"The city geometry delights only the untrained eye, to which the
subtle patterns of the vast viome are simply invisible, the
wilderness in disarray, a kind of pandemonium." With such excess of
lamentation, Shepard proclaims the sickness (madness) of Western
society, which he traces to the dawn of agrarianism and the settled
life. Hardly an original theme, especially for this romantic
ecologist whose earlier books (Man in the Landscape, Thinking
Animals) expressed similar concerns. For all the exaggerations,
however, Shepard does deal with a succession of pivotal times:
village life, the desert fathers, the Reformation, and
industrialized society. In each instance, he makes some
philosophically interesting points relating child development to
the prevailing religious beliefs, seeing both as reflections of an
underlying attitude of man toward nature. Thus, Earth Mother
religions dominated early agricultural settlements, and were
accompanied, according to Shepard, by "trophic" needs -
preoccupation with food and anxieties over nature's caprices. The
desert fathers are both the Jews and the early Christian leaders
who introduced paternalistic monotheism, substituting abstract
divinity for the concerete, interrelatedness of man with the
non-human world. The Reformation reinforced a dualism that combined
a condemnation of all that was natural with a prurient interest.

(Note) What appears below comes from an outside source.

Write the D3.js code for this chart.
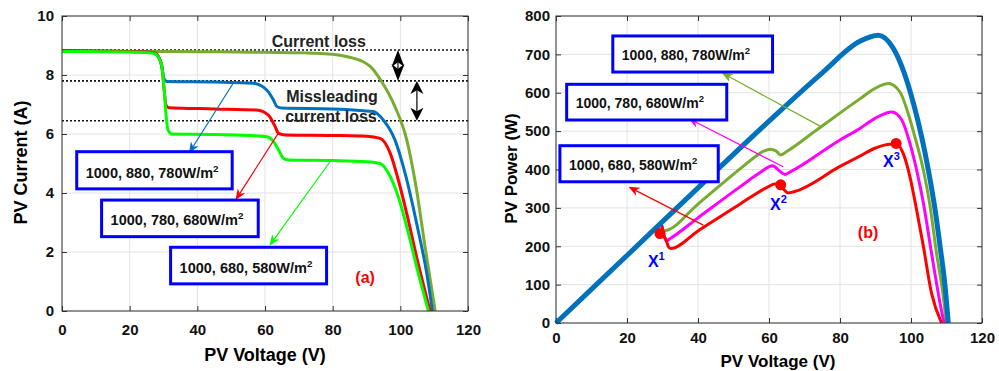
<!DOCTYPE html>
<html>
<head>
<meta charset="utf-8">
<script src="https://cdn.jsdelivr.net/npm/d3@7"></script>
<style>
  body { margin: 0; background: #fff; }
  text { font-family: "Liberation Sans", Arial, sans-serif; font-weight: bold; }
</style>
</head>
<body>
<svg id="chart" width="999" height="371"></svg>
<script>
// ---- data ----
const voltTicks = [0, 20, 40, 60, 80, 100, 120];
const currentTicks = [0, 2, 4, 6, 8, 10];
const powerTicks = [0, 100, 200, 300, 400, 500, 600, 700, 800];
const irradianceLabels = ['1000, 880, 780W/m', '1000, 780, 680W/m', '1000, 680, 580W/m'];

// I-V curves [V, A]
const ivUniform = [[0, 8.82], [20, 8.8], [40, 8.79], [60, 8.77], [72, 8.75], [80, 8.7], [85, 8.6], [88.5, 8.48],
  [91, 8.3], [94.5, 7.77], [98.4, 6.93], [101.9, 5.8], [104.8, 4.1], [107.3, 2.18], [110.3, 0]];
const ivShade1 = [[0, 8.82], [20, 8.8], [27, 8.76], [28.5, 8.62], [29.5, 8.3], [30.2, 7.85], [31, 7.78], [45, 7.76],
  [56.5, 7.72], [60.5, 7.49], [62.5, 7.15], [63.5, 6.93], [65, 6.88], [80, 6.85], [88, 6.8], [92, 6.76], [95, 6.47],
  [98.4, 5.8], [101.4, 4.67], [104.8, 2.98], [107.8, 1.28], [109.5, 0]];
const ivShade2 = [[0, 8.82], [20, 8.8], [27, 8.76], [28.5, 8.62], [29.5, 8.3], [30.2, 7.5], [30.7, 6.98], [31.6, 6.89],
  [45, 6.85], [57.5, 6.81], [61, 6.64], [63, 6.25], [64, 6.02], [66, 5.97], [80, 5.95], [90, 5.92], [94, 5.85],
  [97, 5.35], [99.4, 4.44], [101.9, 3.3], [104.8, 1.84], [108.8, 0]];
const ivShade3 = [[0, 8.8], [20, 8.78], [27, 8.74], [28.5, 8.6], [29.5, 8.3], [30.2, 7.5], [30.8, 6.6], [31.3, 6.15],
  [32.5, 6.0], [45, 5.98], [57, 5.94], [60.5, 5.91], [62.5, 5.75], [64, 5.46], [65.4, 5.18], [67, 5.12], [80, 5.1],
  [90, 5.06], [94, 5.0], [96.5, 4.67], [99.4, 3.87], [102.4, 2.63], [105.3, 1.28], [108.3, 0]];

// P-V curves [V, W]
const pvUniform = [[0, 0], [20, 176], [40, 352], [60, 526], [75, 652], [85.6, 734], [90.8, 750], [95, 716],
  [97.8, 659], [100.7, 572], [103, 485], [104.9, 398], [106.8, 294], [108.2, 199], [109.6, 95], [110.5, 0]];
const pvShade1 = [[0, 0], [20, 176], [28, 245], [29.6, 258], [30.2, 240], [31, 241], [40, 310], [52, 403],
  [56.5, 436], [58.5, 448], [60.5, 453], [62, 448], [63.3, 438], [65, 447], [73.4, 503], [85.6, 584], [90, 612],
  [93.6, 624], [96.9, 602], [99.2, 546], [101.1, 485], [103.5, 398], [105.4, 303], [107.2, 181], [109.1, 68], [109.9, 0]];
const pvShade2 = [[0, 0], [20, 176], [28, 246], [29.6, 258], [30.4, 228], [31.1, 214], [32, 219], [40, 274], [52, 356],
  [57.5, 392], [61, 410], [63, 396], [64.5, 387], [66, 394], [80, 477], [85.6, 507], [90, 534], [94.6, 550],
  [97.4, 529], [99.7, 468], [101.6, 398], [103.5, 312], [105.8, 181], [108.2, 51], [109.3, 0]];
const pvShade3 = [[0, 0], [20, 176], [28, 246], [29.6, 258], [30.4, 228], [31.1, 214], [31.6, 200], [32.3, 194],
  [40, 240], [52, 311], [60, 356], [61.5, 362], [63, 362], [64, 350], [65.4, 339], [67, 342], [80, 408], [85.6, 435],
  [90, 456], [94, 466], [96, 466], [97.8, 442], [99.7, 381], [101.6, 294], [103.5, 199], [105.8, 77], [108.6, 0]];

// reference current levels (dotted) and marked points X1..X3
const refCurrents = [8.85, 7.8, 6.45];
const markedPoints = [[29.3, 233], [63.3, 360], [95.8, 468]];

const cOlive = '#77AC30', cBlue = '#0072BD', cRed = '#FF0000', cGreen = '#00FF00', cMag = '#FF00FF';
const FONT = '"Liberation Sans", Arial, sans-serif';

const svg = d3.select('#chart');

function makePanel(o) {
  const x = d3.scaleLinear().domain([0, 120]).range([o.left, o.right]);
  const y = d3.scaleLinear().domain(o.yDomain).range([o.bottom, o.top]);
  const g = svg.append('g');

  // grid
  g.append('g').selectAll('line').data(voltTicks).join('line')
    .attr('x1', d => x(d)).attr('x2', d => x(d))
    .attr('y1', o.top).attr('y2', o.bottom)
    .attr('stroke', '#e3e3e3');
  g.append('g').selectAll('line').data(o.yTicks).join('line')
    .attr('x1', o.left).attr('x2', o.right)
    .attr('y1', d => y(d)).attr('y2', d => y(d))
    .attr('stroke', '#e3e3e3');

  const styleAxis = sel => {
    sel.select('.domain').remove();
    sel.selectAll('text').attr('font-size', 15).attr('font-family', FONT).attr('font-weight', 'bold').attr('fill', '#111');
    sel.selectAll('line').attr('stroke', '#333');
  };
  g.append('g').attr('transform', `translate(0,${o.bottom})`)
    .call(d3.axisBottom(x).tickValues(voltTicks).tickSizeInner(-5).tickSizeOuter(0).tickPadding(o.xPad))
    .call(styleAxis);
  g.append('g').attr('transform', `translate(0,${o.top})`)
    .call(d3.axisTop(x).tickValues(voltTicks).tickSizeInner(-5).tickSizeOuter(0).tickFormat(''))
    .call(styleAxis);
  g.append('g').attr('transform', `translate(${o.left},0)`)
    .call(d3.axisLeft(y).tickValues(o.yTicks).tickSizeInner(-5).tickSizeOuter(0).tickPadding(o.yPad))
    .call(styleAxis);
  g.append('g').attr('transform', `translate(${o.right},0)`)
    .call(d3.axisRight(y).tickValues(o.yTicks).tickSizeInner(-5).tickSizeOuter(0).tickFormat(''))
    .call(styleAxis);

  // axis titles
  g.append('text').attr('x', o.xLabelX).attr('y', o.xLabelY)
    .attr('text-anchor', 'middle').attr('font-size', o.labelSize).text('PV Voltage (V)');
  g.append('text').attr('transform', `translate(${o.yLabelX},${(o.top + o.bottom) / 2 - 1}) rotate(-90)`)
    .attr('text-anchor', 'middle').attr('font-size', o.labelSize).text(o.yLabel);

  const plot = g.append('g');
  const frame = () => g.append('rect')
    .attr('x', o.left).attr('y', o.top)
    .attr('width', o.right - o.left).attr('height', o.bottom - o.top)
    .attr('fill', 'none').attr('stroke', '#333');
  return { x, y, g: plot, frame };
}

function drawCurve(p, data, color, width) {
  const line = d3.line().x(d => p.x(d[0])).y(d => p.y(d[1])).curve(d3.curveMonotoneX);
  p.g.append('path').datum(data)
    .attr('fill', 'none').attr('stroke', color).attr('stroke-width', width)
    .attr('stroke-linejoin', 'round').attr('d', line);
}

// arrow with barbed head, pixel coordinates
function arrow(g, x1, y1, x2, y2, color, len, half, lw) {
  const a = Math.atan2(y2 - y1, x2 - x1);
  const ux = Math.cos(a), uy = Math.sin(a);
  const bx = x2 - ux * len, by = y2 - uy * len;
  const nx = x2 - ux * len * 0.72, ny = y2 - uy * len * 0.72;
  g.append('line').attr('x1', x1).attr('y1', y1).attr('x2', nx).attr('y2', ny)
    .attr('stroke', color).attr('stroke-width', lw);
  g.append('path')
    .attr('d', `M${x2},${y2}L${bx - uy * half},${by + ux * half}L${nx},${ny}L${bx + uy * half},${by - ux * half}Z`)
    .attr('fill', color);
}

function labelBox(p, b, text, size) {
  const x0 = p.x(b.v0), x1 = p.x(b.v1), y0 = p.y(b.top), y1 = p.y(b.bottom);
  p.g.append('rect').attr('x', x0).attr('y', y0).attr('width', x1 - x0).attr('height', y1 - y0)
    .attr('fill', '#fff').attr('stroke', '#0000FF').attr('stroke-width', 3);
  const t = p.g.append('text').attr('x', x0 + 9).attr('y', y0 + b.base).attr('font-size', size).attr('fill', '#111');
  t.append('tspan').text(text);
  t.append('tspan').attr('dy', -6).attr('font-size', size * 0.68).text('2');
}

// ---------------- left: I-V ----------------
const left = makePanel({
  left: 62, right: 468, top: 16, bottom: 311, yDomain: [0, 10], yTicks: currentTicks,
  xPad: 13, yPad: 8, xLabelX: 265, xLabelY: 361, yLabelX: 27, yLabel: 'PV Current (A)', labelSize: 18
});

left.g.selectAll('.ref').data(refCurrents).join('line')
  .attr('x1', left.x(0)).attr('x2', left.x(120))
  .attr('y1', d => left.y(d)).attr('y2', d => left.y(d))
  .attr('stroke', '#111').attr('stroke-width', 1.6).attr('stroke-dasharray', '2,2');

drawCurve(left, ivUniform, cOlive, 3);
drawCurve(left, ivShade1, cBlue, 3);
drawCurve(left, ivShade2, cRed, 3);
drawCurve(left, ivShade3, cGreen, 3);

// current-loss double arrows
function doubleArrow(p, v, iTop, iBot, len) {
  const xx = p.x(v), ya = p.y(iTop), yb = p.y(iBot), ym = (ya + yb) / 2;
  arrow(p.g, xx, ym, xx, ya, '#000', len, 6.5, 1.2);
  arrow(p.g, xx, ym, xx, yb, '#000', len, 6.5, 1.2);
}
doubleArrow(left, 99.3, refCurrents[0], refCurrents[1], 17);
doubleArrow(left, 104.9, refCurrents[1], refCurrents[2], 13);

left.g.append('text').attr('x', left.x(75.9)).attr('y', left.y(8.94)).attr('text-anchor', 'middle')
  .attr('font-size', 16).attr('fill', '#222').text('Current loss');
left.g.append('text').attr('x', left.x(79.8)).attr('y', left.y(7.09)).attr('text-anchor', 'middle')
  .attr('font-size', 16).attr('fill', '#222').text('Missleading');
left.g.append('text').attr('x', left.x(79.5)).attr('y', left.y(6.42)).attr('text-anchor', 'middle')
  .attr('font-size', 16).attr('fill', '#222').text('current loss');

const leftBoxes = [
  { v0: 4.35, v1: 50.3, top: 5.4, bottom: 4.14, base: 26 },
  { v0: 11.7, v1: 58.0, top: 3.76, bottom: 2.52, base: 25 },
  { v0: 32.1, v1: 78.2, top: 2.16, bottom: 0.92, base: 26 }
];
const leftArrows = [
  { from: [50.6, 7.72], to: [37.5, 5.35], color: cBlue },
  { from: [63.9, 6.02], to: [51.3, 3.76], color: cRed },
  { from: [79.2, 5.06], to: [61.3, 2.21], color: cGreen }
];
leftArrows.forEach(a => arrow(left.g, left.x(a.from[0]), left.y(a.from[1]), left.x(a.to[0]), left.y(a.to[1]), a.color, 11, 4.5, 1.2));
leftBoxes.forEach((b, i) => labelBox(left, b, irradianceLabels[i], 14.5));

left.g.append('text').attr('x', left.x(89.6)).attr('y', left.y(0.95)).attr('text-anchor', 'middle')
  .attr('font-size', 16).attr('fill', cRed).text('(a)');
left.frame();

// ---------------- right: P-V ----------------
const right = makePanel({
  left: 556, right: 982, top: 16, bottom: 323, yDomain: [0, 800], yTicks: powerTicks,
  xPad: 9, yPad: 6, xLabelX: 778, xLabelY: 367, yLabelX: 517, yLabel: 'PV Power (W)', labelSize: 17
});

drawCurve(right, pvShade1, cOlive, 3);
drawCurve(right, pvShade2, cMag, 3);
drawCurve(right, pvShade3, cRed, 3);
drawCurve(right, pvUniform, cBlue, 5);

const rightBoxes = [
  { v0: 16.0, v1: 61.0, top: 748, bottom: 654, base: 24 },
  { v0: 3.0, v1: 48.1, top: 622, bottom: 529, base: 24 },
  { v0: 1.1, v1: 45.7, top: 462, bottom: 368, base: 24 }
];
const rightArrows = [
  { from: [74.4, 513], to: [46.7, 652], color: cOlive },
  { from: [64.0, 407], to: [37.3, 533], color: cMag },
  { from: [41.5, 255], to: [20.4, 355], color: cRed }
];
rightArrows.forEach(a => arrow(right.g, right.x(a.from[0]), right.y(a.from[1]), right.x(a.to[0]), right.y(a.to[1]), a.color, 11, 4.5, 1.2));
rightBoxes.forEach((b, i) => labelBox(right, b, irradianceLabels[i], 14));

right.g.selectAll('.mp').data(markedPoints).join('circle')
  .attr('cx', d => right.x(d[0])).attr('cy', d => right.y(d[1])).attr('r', 5.5).attr('fill', cRed);

const pointLabels = [[25.9, 146.6], [60.3, 294], [92.1, 407]];
pointLabels.forEach((d, i) => {
  const t = right.g.append('text').attr('x', right.x(d[0])).attr('y', right.y(d[1]))
    .attr('font-size', 16).attr('fill', '#0000FF');
  t.append('tspan').text('X');
  t.append('tspan').attr('dy', -7).attr('font-size', 11).text(String(i + 1));
});

right.g.append('text').attr('x', right.x(87.9)).attr('y', right.y(221)).attr('text-anchor', 'middle')
  .attr('font-size', 16).attr('fill', cRed).text('(b)');
right.frame();
</script>
</body>
</html>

Finally, industrialism has substituted the artificial and the
mechanized, further alienating man from nature. Each stage has
succeeded in further infantilizing humanity, reducing adults to the
illusory omnipotence of the toddler. . . or creating monsters of
dependency. With allusions to Erikson, Eliade, George Steiner,
Perry Miller, and others, there are indeed occasional illuminating
insights or provocative ideas. But any scheme that presents modern
society in monolithic terms, snowballing downward on the basis of
synergies of religion, anti-nature ideology, and child-rearing
practices, topples from its own grandiose weight. (Kirkus Reviews)
Through much of history our relationship with the earth has been
plagued by ambivalence--we not only enjoy and appreciate the forces
and manifestations of nature, we seek to plunder, alter, and
control them. Here Paul Shepard uncovers the cultural roots of our
ecological crisis and proposes ways to repair broken bonds with the
earth, our past, and nature. Ultimately encouraging, he notes,
"There is a secret person undamaged in every individual. We have
not lost, and cannot lose, the genuine impulse."